> GIVEN RECORDS
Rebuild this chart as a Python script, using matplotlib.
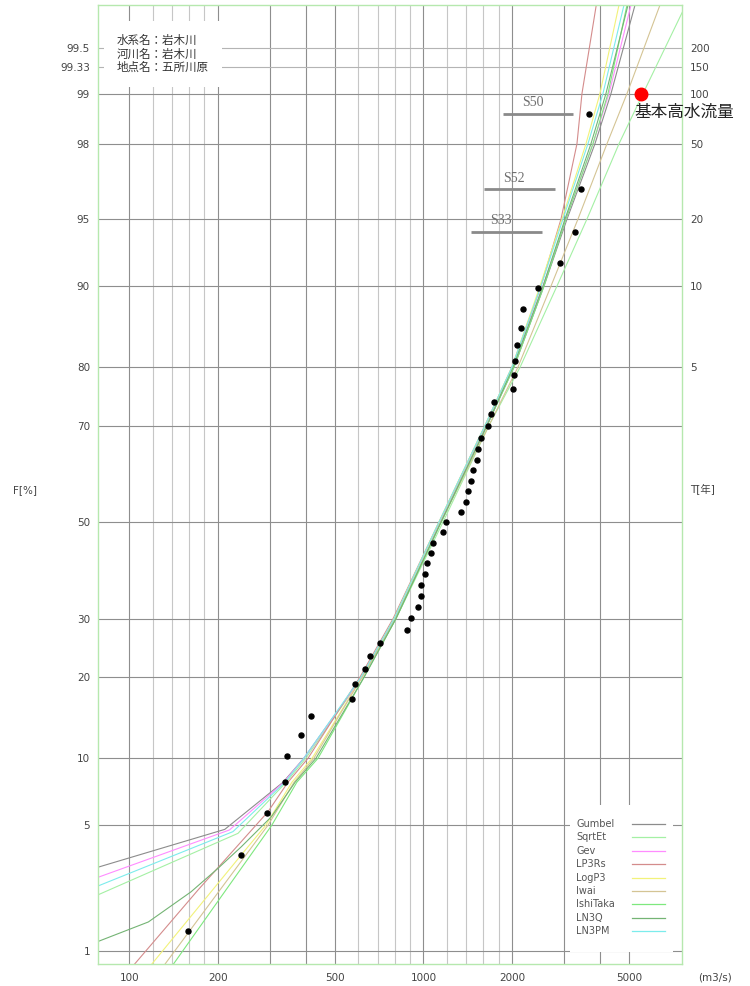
import numpy as np
import matplotlib
matplotlib.use("Agg")
import matplotlib.pyplot as plt
from matplotlib.patches import Rectangle
from matplotlib.ticker import NullLocator
from statistics import NormalDist

plt.rcParams["font.family"] = ["DejaVu Sans", "Noto Sans CJK JP"]

# ---- values ----
station_lines = ["水系名：岩木川", "河川名：岩木川", "地点名：五所川原"]

# observed annual maxima (m3/s) and their plotting positions F[%]
obs_q = [158, 240, 294, 339, 343, 383, 414, 573, 586, 632, 658, 711, 877, 905,
         959, 978, 981, 1014, 1030, 1063, 1080, 1168, 1193, 1342, 1395, 1413,
         1447, 1470, 1521, 1532, 1569, 1661, 1697, 1741, 2021, 2040, 2050, 2085,
         2141, 2185, 2458, 2913, 3276, 3433, 3664]
obs_f = [1.33, 3.54, 5.75, 7.96, 10.18, 12.39, 14.60, 16.81, 19.03, 21.24,
         23.45, 25.66, 27.88, 30.09, 32.30, 34.51, 36.73, 38.94, 41.15, 43.36,
         45.58, 47.79, 50.00, 52.21, 54.42, 56.64, 58.85, 61.06, 63.27, 65.49,
         67.70, 69.91, 72.12, 74.34, 76.55, 78.76, 80.97, 83.19, 85.40, 87.61,
         89.82, 92.04, 94.25, 96.46, 98.67]

design_q = 5500
design_f = 99.0
design_label = "基本高水流量"

flood_names = ["S50", "S52", "S33"]
flood_q_low = [1864, 1606, 1447]
flood_q_high = [3225, 2801, 2523]
flood_f = [98.67, 96.46, 94.25]

# fitted distributions (F[%], Q)
gumbel_f = [3.05, 4.77, 7.9, 10, 20, 30, 50, 70, 80, 90, 95, 98, 99, 99.75]
gumbel_q = [78, 211, 333, 392, 618, 800, 1147, 1644, 2032, 2570, 3077, 3830, 4343, 5242]

sqrtet_f = [2.15, 4.56, 7.9, 10, 20, 30, 50, 70, 80, 90, 95, 98, 99, 99.75]
sqrtet_q = [78, 234, 341, 398, 618, 806, 1165, 1670, 2132, 2845, 3597, 4624, 5580, 7800]

gev_f = [2.69, 4.74, 7.9, 10, 20, 30, 50, 70, 80, 90, 95, 98, 99, 99.75]
gev_q = [78, 219, 335, 392, 618, 800, 1138, 1632, 2016, 2550, 3053, 3771, 4276, 5080]

lp3rs_f = [0.82, 2.29, 5.8, 7.9, 10, 20, 30, 50, 70, 80, 90, 95, 98, 99, 99.75]
lp3rs_q = [104, 171, 296, 346, 405, 608, 788, 1129, 1619, 2000, 2510, 2936, 3327, 3460, 3870]

logp3_f = [0.82, 3.54, 5, 7.9, 10, 20, 30, 50, 70, 80, 90, 95, 98, 99, 99.75]
logp3_q = [119, 240, 291, 357, 418, 618, 794, 1129, 1619, 2000, 2491, 2959, 3570, 3983, 4624]

iwai_f = [0.82, 5, 7.9, 10, 20, 30, 50, 70, 80, 90, 95, 98, 99, 99.75]
iwai_q = [132, 296, 363, 424, 618, 800, 1147, 1670, 2096, 2715, 3353, 4208, 4923, 6374]

ishitaka_f = [0.82, 5, 7.9, 10, 20, 30, 50, 70, 80, 90, 95, 98, 99, 99.75]
ishitaka_q = [141, 305, 371, 438, 628, 806, 1147, 1644, 2032, 2570, 3053, 3771, 4242, 4923]

ln3q_f = [1.14, 1.50, 2.24, 3.01, 3.90, 5.49, 7.9, 10, 20, 30, 50, 70, 80, 90, 95, 98, 99, 99.75]
ln3q_q = [78, 116, 162, 200, 240, 304, 366, 431, 628, 806, 1147, 1644, 2016, 2550, 3029, 3712, 4175, 4962]

ln3pm_f = [2.41, 4.65, 7.9, 10, 20, 30, 50, 70, 80, 90, 95, 98, 99, 99.75]
ln3pm_q = [78, 225, 338, 392, 613, 794, 1129, 1619, 2000, 2510, 2982, 3626, 4078, 4808]

curves = [
    ("Gumbel", gumbel_f, gumbel_q, "#8c8c8c"),
    ("SqrtEt", sqrtet_f, sqrtet_q, "#a4f0a4"),
    ("Gev", gev_f, gev_q, "#ff8cff"),
    ("LP3Rs", lp3rs_f, lp3rs_q, "#d48c8c"),
    ("LogP3", logp3_f, logp3_q, "#f2f27a"),
    ("Iwai", iwai_f, iwai_q, "#d4c494"),
    ("IshiTaka", ishitaka_f, ishitaka_q, "#7ee87e"),
    ("LN3Q", ln3q_f, ln3q_q, "#74b474"),
    ("LN3PM", ln3pm_f, ln3pm_q, "#7cecec"),
]

f_ticks = [1, 5, 10, 20, 30, 50, 70, 80, 90, 95, 98, 99, 99.33, 99.5]
t_ticks_f = [80, 90, 95, 98, 99, 99.33, 99.5]
t_labels = ["5", "10", "20", "50", "100", "150", "200"]
q_ticks = [100, 200, 500, 1000, 2000, 5000]

# ---- normal probability scale ----
_nd = NormalDist()


def prob_to_z(p):
    p = np.asarray(p, dtype=float)
    z = [_nd.inv_cdf(min(max(v / 100.0, 1e-9), 1 - 1e-9)) if np.isfinite(v) else np.nan
         for v in p.ravel()]
    return np.array(z, dtype=float).reshape(p.shape)


def z_to_prob(z):
    z = np.asarray(z, dtype=float)
    p = [_nd.cdf(v) * 100.0 if np.isfinite(v) else np.nan for v in z.ravel()]
    return np.array(p, dtype=float).reshape(z.shape)


W, H = 750, 986
fig = plt.figure(figsize=(W / 100, H / 100), dpi=100)
ax = fig.add_axes([98 / W, 1 - 964.3 / H, 584 / W, 959.3 / H])
ax.set_xscale("log")
ax.set_yscale("function", functions=(prob_to_z, z_to_prob))

# grid
for q in [100, 200, 300, 400, 500, 1000, 2000, 3000, 4000, 5000]:
    ax.axvline(q, color="#8e8e8e", lw=0.8, zorder=0.5)
for q in [120, 140, 160, 180, 600, 700, 800, 900, 1200, 1400, 1600, 1800]:
    ax.axvline(q, color="#c6c6c6", lw=0.8, zorder=0.5)
for f in f_ticks:
    c = "#b4b4b4" if f > 99.1 else "#8e8e8e"
    ax.axhline(f, color=c, lw=0.8, zorder=0.5)

# fitted curves
for name, ff, qq, color in curves:
    ax.plot(qq, ff, color=color, lw=0.8, zorder=2)

# historical floods
ax.hlines(flood_f, flood_q_low, flood_q_high, color="#8a8a8a", lw=2.0, zorder=3)
for name, q0, q1, f in zip(flood_names, flood_q_low, flood_q_high, flood_f):
    ax.annotate(name, xy=(np.sqrt(q0 * q1), f), xytext=(-4, 8),
                textcoords="offset points", ha="center", va="center",
                fontsize=10, family="Liberation Serif", color="#707070", zorder=3)

# observations
ax.plot(obs_q, obs_f, "o", color="black", ms=3.6, zorder=4)

# design flood
ax.plot([design_q], [design_f], "o", color="#ff0000", ms=9, zorder=4, clip_on=False)
ax.annotate(design_label, xy=(design_q, design_f), xytext=(-4.5, -13.3),
            textcoords="offset points", ha="left", va="center", fontsize=12,
            family=["Noto Sans CJK JP"], color="#222222", annotation_clip=False)

# station box
ax.text(0.0325, 0.9698, "\n".join(station_lines), transform=ax.transAxes,
        va="top", ha="left", fontsize=8.3, family=["Noto Sans CJK JP"],
        linespacing=1.05, color="#333333", zorder=5,
        bbox=dict(boxstyle="square,pad=1.1", fc="white", ec="none"))

# legend (text left, line sample right)
ax.add_patch(Rectangle((0.8082, 0.0128), 0.1764, 0.1533, transform=ax.transAxes,
                       fc="white", ec="none", zorder=5))
for i, (name, ff, qq, color) in enumerate(curves):
    yy = (964.3 - (824 + 13.38 * i)) / 959.3
    ax.text(0.8185, yy, name, transform=ax.transAxes, fontsize=7, va="center",
            ha="left", color="#555555", zorder=6)
    ax.plot([0.9144, 0.9709], [yy, yy], transform=ax.transAxes, color=color,
            lw=0.9, zorder=6)

ax.set_xlim(78.2, 7573)
ax.set_ylim(0.82, 99.75)

ax.set_xticks(q_ticks, labels=[str(q) for q in q_ticks])
ax.xaxis.set_minor_locator(NullLocator())
ax.set_yticks(f_ticks, labels=[f"{f:g}" for f in f_ticks])
ax.yaxis.set_minor_locator(NullLocator())
ax.tick_params(axis="x", length=0, pad=6.5, labelsize=7.5, labelcolor="#444444")
ax.tick_params(axis="y", length=0, pad=5.8, labelsize=7.5, labelcolor="#444444")
for s in ax.spines.values():
    s.set_color("#b6e8ae")
    s.set_linewidth(1.0)

ax2 = ax.twinx()
ax2.set_yscale("function", functions=(prob_to_z, z_to_prob))
ax2.set_ylim(ax.get_ylim())
ax2.set_yticks(t_ticks_f, labels=t_labels)
ax2.yaxis.set_minor_locator(NullLocator())
ax2.tick_params(axis="y", length=0, pad=5.8, labelsize=7.5, labelcolor="#444444")
for s in ax2.spines.values():
    s.set_visible(False)

fig.text(25 / W, 1 - 490 / H, "F[%]", ha="center", va="center", fontsize=7.5, color="#444444")
fig.text(703 / W, 1 - 490 / H, "T[年]", ha="center", va="center", fontsize=7.5, color="#444444")
fig.text(715 / W, 1 - 977 / H, "(m3/s)", ha="center", va="center", fontsize=7.5, color="#444444")

fig.savefig("out.png", dpi=100)
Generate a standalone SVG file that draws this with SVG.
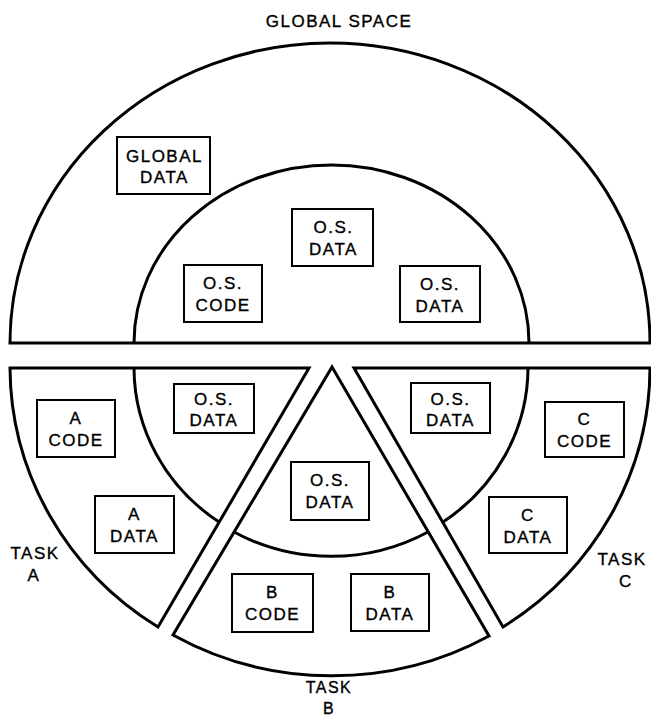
<svg xmlns="http://www.w3.org/2000/svg" width="651" height="718" viewBox="0 0 651 718">
<style>
.region{fill:#fff;stroke:#000;stroke-width:3;stroke-linejoin:miter}
.arc{fill:none;stroke:#000;stroke-width:3}
.box{fill:#fff;stroke:#000;stroke-width:2}
text{font-family:"Liberation Sans",Arial,sans-serif;font-size:17px;letter-spacing:1.5px;fill:#000;stroke:#000;stroke-width:0.35;text-anchor:middle}
.sm{font-size:16px}
</style>
<rect width="651" height="718" fill="#fff"/>
<g id="global-space">
<path class="region" d="M10,343 A320,300 0 0 1 650,343 Z"/>
<path class="arc" d="M134,343 A197.5,178 0 0 1 529,343"/>
</g>
<g id="task-a-region">
<path class="region" d="M10,368 H309 L158,627 A320,309 0 0 1 10,368 Z"/>
<path class="arc" d="M134,368 A197,188 0 0 0 219,522"/>
</g>
<g id="task-b-region">
<path class="region" d="M332,367 L489,636 A320,309 0 0 1 173,635 Z"/>
<path class="arc" d="M234,532 A197,188 0 0 0 428,532"/>
</g>
<g id="task-c-region">
<path class="region" d="M354,368 H650 A320,309 0 0 1 503,627 Z"/>
<path class="arc" d="M528,368 A197,188 0 0 1 443,522"/>
</g>
<g id="connectors"/>
<g id="global-data"><rect class="box" x="117" y="137" width="93" height="57"/><text x="164.5" y="162">GLOBAL</text><text x="164.5" y="183">DATA</text></g>
<g id="os-data-top"><rect class="box" x="292" y="209" width="81" height="57"/><text x="333.5" y="233">O.S.</text><text x="333.5" y="255">DATA</text></g>
<g id="os-code"><rect class="box" x="184" y="265" width="78" height="57"/><text x="223" y="289">O.S.</text><text x="223" y="311">CODE</text></g>
<g id="os-data-right"><rect class="box" x="400" y="266" width="80" height="56"/><text x="440" y="290">O.S.</text><text x="440" y="312">DATA</text></g>
<g id="a-code"><rect class="box" x="37" y="400" width="78" height="57"/><text x="76" y="424">A</text><text x="76" y="446">CODE</text></g>
<g id="a-data"><rect class="box" x="95" y="496" width="79" height="57"/><text x="134.5" y="520">A</text><text x="134.5" y="542">DATA</text></g>
<g id="os-data-a"><rect class="box" x="174" y="384" width="80" height="49"/><text x="214" y="405">O.S.</text><text x="214" y="426">DATA</text></g>
<g id="os-data-b"><rect class="box" x="291" y="462" width="78" height="58"/><text x="330" y="486">O.S.</text><text x="330" y="508">DATA</text></g>
<g id="b-code"><rect class="box" x="232" y="574" width="81" height="58"/><text x="272.5" y="598">B</text><text x="272.5" y="620">CODE</text></g>
<g id="b-data"><rect class="box" x="351" y="574" width="78" height="57"/><text x="390" y="598">B</text><text x="390" y="620">DATA</text></g>
<g id="os-data-c"><rect class="box" x="411" y="383" width="79" height="50"/><text x="450.5" y="405">O.S.</text><text x="450.5" y="426">DATA</text></g>
<g id="c-code"><rect class="box" x="545" y="402" width="79" height="55"/><text x="584.5" y="425">C</text><text x="584.5" y="447">CODE</text></g>
<g id="c-data"><rect class="box" x="489" y="497" width="78" height="56"/><text x="528" y="521">C</text><text x="528" y="543">DATA</text></g>
<g id="label-global-space"><text x="339" y="27">GLOBAL SPACE</text></g>
<g id="label-task-a"><text x="35" y="559">TASK</text><text x="34" y="581">A</text></g>
<g id="label-task-b"><text class="sm" x="329" y="693">TASK</text><text class="sm" x="329" y="714">B</text></g>
<g id="label-task-c"><text x="622" y="565">TASK</text><text x="626" y="587">C</text></g>
</svg>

> REQUIRED WORK
Every line that holds the word "matplotlib" should be extracted.

> THE OUTPUT
Rebuild this chart as a Python script, using matplotlib.
import matplotlib
matplotlib.use("Agg")
import matplotlib.pyplot as plt
from matplotlib.patches import Rectangle
from matplotlib.ticker import NullLocator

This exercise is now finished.